Walthamstow West by-election, 1967
| Party |  | Candidate | Votes | % | ±% |
|---|---|---|---|---|---|
|  | Conservative | Frederick Silvester | 6,652 | 37.05 | +12.27 |
|  | Labour | Eric Deakins | 6,590 | 36.71 | −24.46 |
|  | Liberal | Margaret Wingfield | 4,105 | 22.87 | +8.81 |
|  | Anti-Common Market | Oliver Smedley | 542 | 3.02 | New |
|  | Independent | Robin Allen | 63 | 0.35 | New |
| Majority |  |  | 62 | 0.34 | N/A |
| Turnout |  |  | 17,952 |  |  |
|  | Conservative gain from Labour |  | Swing |  |  |

The election was held on the same day as the Cambridge by-election, where the Conservatives also gained a seat held by Labour, however at Cambridge the swing between the two parties was 8.6% compared with the 18.4% swing to the Conservatives at Walthamstow West.
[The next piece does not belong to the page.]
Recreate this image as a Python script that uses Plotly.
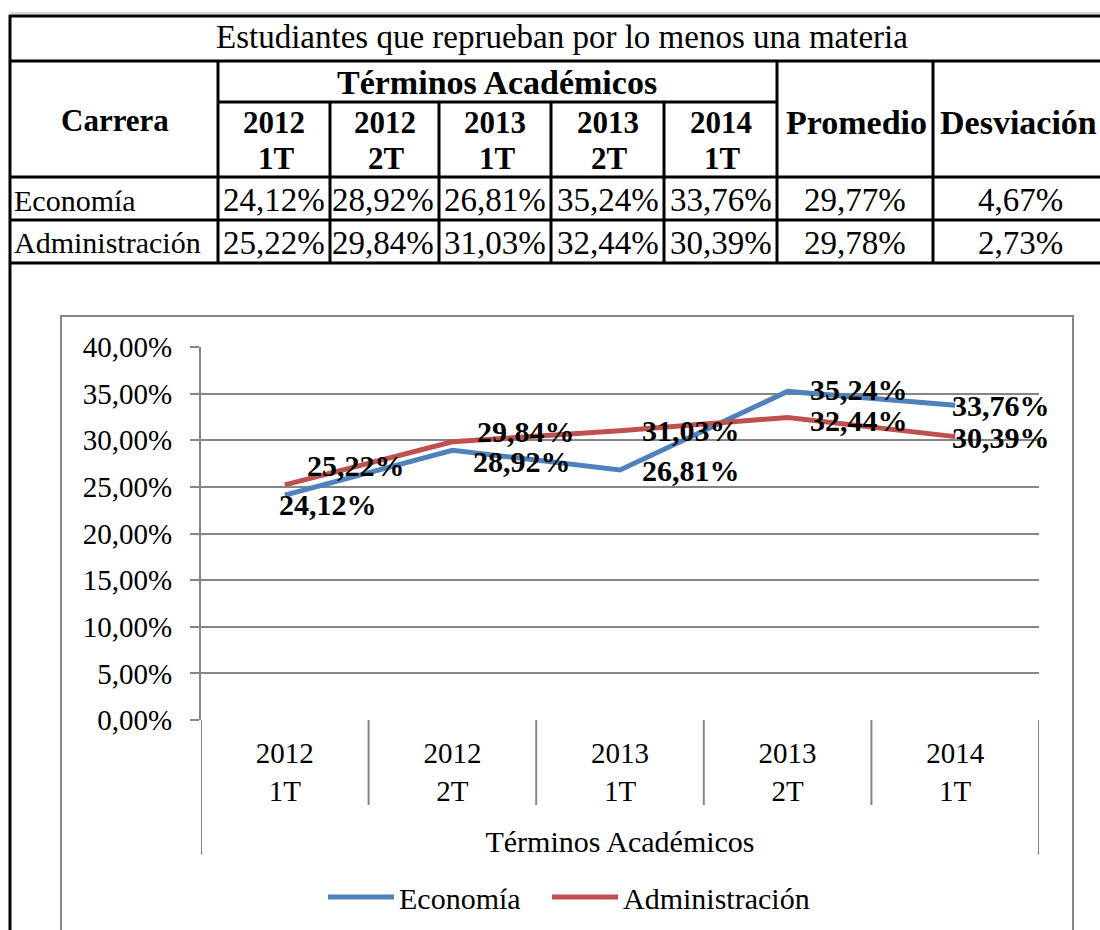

The Walthamstow West result was also significant as Labour had held the seat since 1929, and it had formerly been the seat of Labour Prime Minister Clement Attlee. An editorial in The Glasgow Herald the day after the result said that while the Cambridge result was "always expected" the Conservative victory in Walthamstow "almost defies belief" given that the Labour Party had held the seat during its crushing national defeat in 1931.